- EXERCISE REQUIREMENTS
Transcribe the material in full. Nothing should differ except that the pictures are left out.

- DATASET EXTRACT
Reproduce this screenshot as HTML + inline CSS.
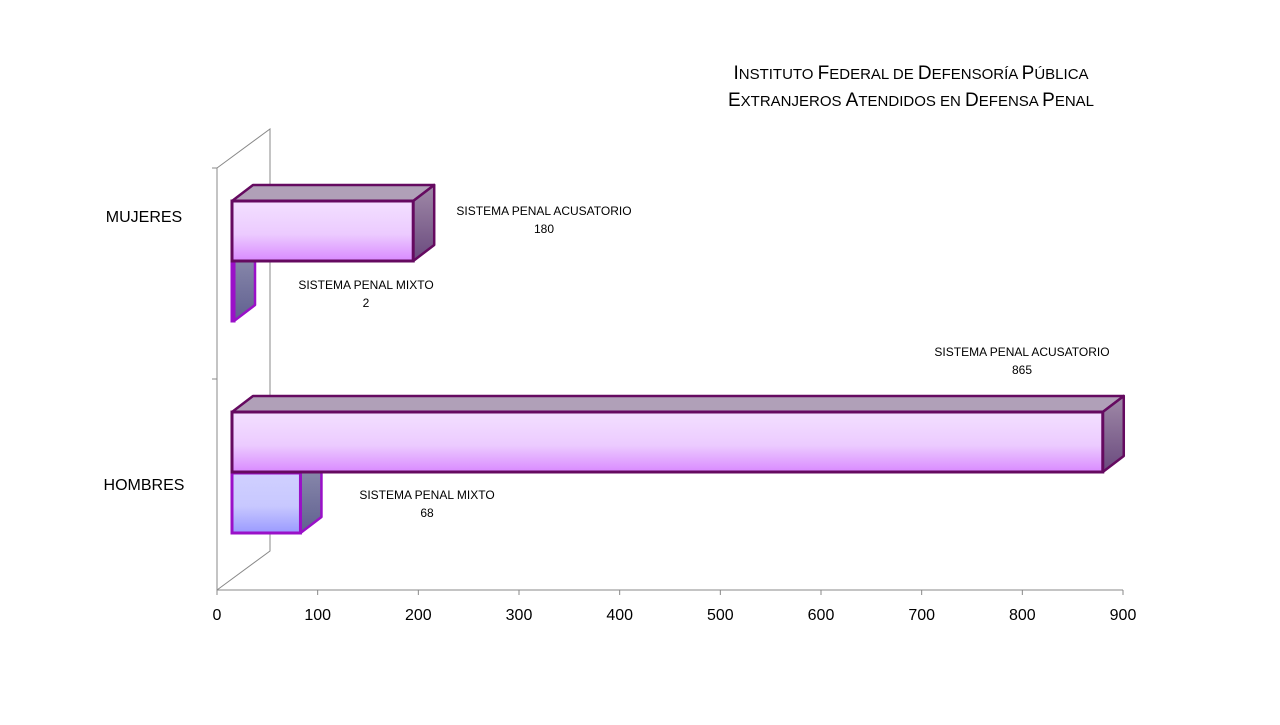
<!DOCTYPE html>
<html><head><meta charset="utf-8"><style>
body{margin:0;background:#fff;width:1280px;height:720px;overflow:hidden;font-family:"Liberation Sans",sans-serif}
</style></head><body>
<svg id="c" width="1280" height="720" xmlns="http://www.w3.org/2000/svg">
<defs>
<linearGradient id="gA" x1="0" y1="0" x2="0" y2="1"><stop offset="0" stop-color="#f3e0ff"/><stop offset="0.55" stop-color="#eccbff"/><stop offset="1" stop-color="#d98aff"/></linearGradient>
<linearGradient id="gM" x1="0" y1="0" x2="0" y2="1"><stop offset="0" stop-color="#d0d0ff"/><stop offset="0.55" stop-color="#c8c8ff"/><stop offset="1" stop-color="#9a9aff"/></linearGradient>
<linearGradient id="gS" x1="0" y1="0" x2="0" y2="1"><stop offset="0" stop-color="#a08aa8"/><stop offset="1" stop-color="#6a4a7e"/></linearGradient>
<linearGradient id="gS2" x1="0" y1="0" x2="0" y2="1"><stop offset="0" stop-color="#9090b0"/><stop offset="1" stop-color="#606090"/></linearGradient>
</defs>
<text x="911" y="79" text-anchor="middle" font-size="15" fill="#000"><tspan font-size="19">I</tspan>NSTITUTO <tspan font-size="19">F</tspan>EDERAL DE <tspan font-size="19">D</tspan>EFENSORÍA <tspan font-size="19">P</tspan>ÚBLICA</text>
<text x="911" y="106" text-anchor="middle" font-size="15" fill="#000"><tspan font-size="19">E</tspan>XTRANJEROS  <tspan font-size="19">A</tspan>TENDIDOS EN <tspan font-size="19">D</tspan>EFENSA <tspan font-size="19">P</tspan>ENAL</text>
<g id="axes"></g>
<g id="bars"></g>
</svg>
<script>
const categories=["MUJERES","HOMBRES"];
const series=["SISTEMA PENAL ACUSATORIO","SISTEMA PENAL MIXTO"];
const acusatorio=[180,865];
const mixto=[2,68];
const ticks=[0,100,200,300,400,500,600,700,800,900];
const NS="http://www.w3.org/2000/svg";
const X0=217,X1=1123,VMAX=900,FLOOR=590,TOP=168,DX=53,DY=-39;
const labelY=[222,490];
const bx=v=>X0+15+(v/VMAX)*(X1-X0);
const axes=document.getElementById('axes'),bars=document.getElementById('bars');
function el(t,a,p){const e=document.createElementNS(NS,t);for(const k in a)e.setAttribute(k,a[k]);p.appendChild(e);return e;}
const L={stroke:"#888","stroke-width":1,fill:"none"};
let e;
e=el('path',Object.assign({d:`M${X0},${TOP} L${X0},${FLOOR} L${X1},${FLOOR} M${X0},${FLOOR} L${X0+DX},${FLOOR+DY} L${X0+DX},${TOP+DY} L${X0},${TOP}`},L),axes);


const catH=(FLOOR-TOP)/categories.length;
categories.forEach((c,i)=>{
 e=el('line',Object.assign({x1:X0-5,x2:X0,y1:TOP+catH*i,y2:TOP+catH*i},L),axes);
 
 
 e=el('text',{x:144,y:labelY[i],"text-anchor":"middle","font-size":16},axes);e.textContent=c;
 
 
});
ticks.forEach(t=>{
 const x=X0+(t/VMAX)*(X1-X0);
 e=el('line',Object.assign({x1:x,x2:x,y1:FLOOR,y2:FLOOR+5},L),axes);
 
 
 e=el('text',{x:x,y:FLOOR+30,"text-anchor":"middle","font-size":16},axes);e.textContent=t;
 
 
});
const d=21,dy=-16,H=60;
function bar(v,y,fill,side,stroke,name,lbl,lx,ly){
 const x0=bx(0),x1=bx(v);
 const g=el('g',{},bars);
 
 
 el('path',{d:`M${x0},${y} L${x0+d},${y+dy} L${x1+d},${y+dy} L${x1},${y} Z`,fill:"#b0a0b8",stroke,"stroke-width":2.5,"stroke-linejoin":"round"},g);
 el('path',{d:`M${x1},${y} L${x1+d},${y+dy} L${x1+d},${y+H+dy} L${x1},${y+H} Z`,fill:side,stroke,"stroke-width":2.5,"stroke-linejoin":"round"},g);
 el('rect',{x:x0,y:y,width:x1-x0,height:H,fill,stroke,"stroke-width":3},g);
 let t=el('text',{x:lx,y:ly,"text-anchor":"middle","font-size":12},g);t.textContent=lbl;
 t=el('text',{x:lx,y:ly+18,"text-anchor":"middle","font-size":12},g);t.textContent=v;
}
bar(mixto[0],261,"url(#gM)","url(#gS2)","#9a10c8","bar-mujeres-mixto",series[1],366,289);
bar(acusatorio[0],201,"url(#gA)","url(#gS)","#650a60","bar-mujeres-acusatorio",series[0],544,215);
bar(mixto[1],473,"url(#gM)","url(#gS2)","#9a10c8","bar-hombres-mixto",series[1],427,499);
bar(acusatorio[1],412,"url(#gA)","url(#gS)","#650a60","bar-hombres-acusatorio",series[0],1022,356);
</script>
</body></html>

- RESPONSE TO THE TASK
Reproduce this screenshot as HTML + inline CSS.
<!DOCTYPE html>
<html><head><meta charset="utf-8"><style>
body{margin:0;background:#fff;width:1280px;height:720px;overflow:hidden;font-family:"Liberation Sans",sans-serif}
</style></head><body>
<svg id="c" width="1280" height="720" xmlns="http://www.w3.org/2000/svg">
<defs>
<linearGradient id="gA" x1="0" y1="0" x2="0" y2="1"><stop offset="0" stop-color="#f3e0ff"/><stop offset="0.55" stop-color="#eccbff"/><stop offset="1" stop-color="#d98aff"/></linearGradient>
<linearGradient id="gM" x1="0" y1="0" x2="0" y2="1"><stop offset="0" stop-color="#d0d0ff"/><stop offset="0.55" stop-color="#c8c8ff"/><stop offset="1" stop-color="#9a9aff"/></linearGradient>
<linearGradient id="gS" x1="0" y1="0" x2="0" y2="1"><stop offset="0" stop-color="#a08aa8"/><stop offset="1" stop-color="#6a4a7e"/></linearGradient>
<linearGradient id="gS2" x1="0" y1="0" x2="0" y2="1"><stop offset="0" stop-color="#9090b0"/><stop offset="1" stop-color="#606090"/></linearGradient>
</defs>
<text x="911" y="79" text-anchor="middle" font-size="15" fill="#000"><tspan font-size="19">I</tspan>NSTITUTO <tspan font-size="19">F</tspan>EDERAL DE <tspan font-size="19">D</tspan>EFENSORÍA <tspan font-size="19">P</tspan>ÚBLICA</text>
<text x="911" y="106" text-anchor="middle" font-size="15" fill="#000"><tspan font-size="19">E</tspan>XTRANJEROS  <tspan font-size="19">A</tspan>TENDIDOS EN <tspan font-size="19">D</tspan>EFENSA <tspan font-size="19">P</tspan>ENAL</text>
<g id="axes"></g>
<g id="bars"></g>
</svg>
<script>
const categories=["MUJERES","HOMBRES"];
const series=["SISTEMA PENAL ACUSATORIO","SISTEMA PENAL MIXTO"];
const acusatorio=[180,865];
const mixto=[2,68];
const ticks=[0,100,200,300,400,500,600,700,800,900];
const NS="http://www.w3.org/2000/svg";
const X0=217,X1=1123,VMAX=900,FLOOR=590,TOP=168,DX=53,DY=-39;
const labelY=[222,490];
const bx=v=>X0+15+(v/VMAX)*(X1-X0);
const axes=document.getElementById('axes'),bars=document.getElementById('bars');
function el(t,a,p){const e=document.createElementNS(NS,t);for(const k in a)e.setAttribute(k,a[k]);p.appendChild(e);return e;}
const L={stroke:"#888","stroke-width":1,fill:"none"};
let e;
e=el('path',Object.assign({d:`M${X0},${TOP} L${X0},${FLOOR} L${X1},${FLOOR} M${X0},${FLOOR} L${X0+DX},${FLOOR+DY} L${X0+DX},${TOP+DY} L${X0},${TOP}`},L),axes);


const catH=(FLOOR-TOP)/categories.length;
categories.forEach((c,i)=>{
 e=el('line',Object.assign({x1:X0-5,x2:X0,y1:TOP+catH*i,y2:TOP+catH*i},L),axes);
 
 
 e=el('text',{x:144,y:labelY[i],"text-anchor":"middle","font-size":16},axes);e.textContent=c;
 
 
});
ticks.forEach(t=>{
 const x=X0+(t/VMAX)*(X1-X0);
 e=el('line',Object.assign({x1:x,x2:x,y1:FLOOR,y2:FLOOR+5},L),axes);
 
 
 e=el('text',{x:x,y:FLOOR+30,"text-anchor":"middle","font-size":16},axes);e.textContent=t;
 
 
});
const d=21,dy=-16,H=60;
function bar(v,y,fill,side,stroke,name,lbl,lx,ly){
 const x0=bx(0),x1=bx(v);
 const g=el('g',{},bars);
 
 
 el('path',{d:`M${x0},${y} L${x0+d},${y+dy} L${x1+d},${y+dy} L${x1},${y} Z`,fill:"#b0a0b8",stroke,"stroke-width":2.5,"stroke-linejoin":"round"},g);
 el('path',{d:`M${x1},${y} L${x1+d},${y+dy} L${x1+d},${y+H+dy} L${x1},${y+H} Z`,fill:side,stroke,"stroke-width":2.5,"stroke-linejoin":"round"},g);
 el('rect',{x:x0,y:y,width:x1-x0,height:H,fill,stroke,"stroke-width":3},g);
 let t=el('text',{x:lx,y:ly,"text-anchor":"middle","font-size":12},g);t.textContent=lbl;
 t=el('text',{x:lx,y:ly+18,"text-anchor":"middle","font-size":12},g);t.textContent=v;
}
bar(mixto[0],261,"url(#gM)","url(#gS2)","#9a10c8","bar-mujeres-mixto",series[1],366,289);
bar(acusatorio[0],201,"url(#gA)","url(#gS)","#650a60","bar-mujeres-acusatorio",series[0],544,215);
bar(mixto[1],473,"url(#gM)","url(#gS2)","#9a10c8","bar-hombres-mixto",series[1],427,499);
bar(acusatorio[1],412,"url(#gA)","url(#gS)","#650a60","bar-hombres-acusatorio",series[0],1022,356);
</script>
</body></html>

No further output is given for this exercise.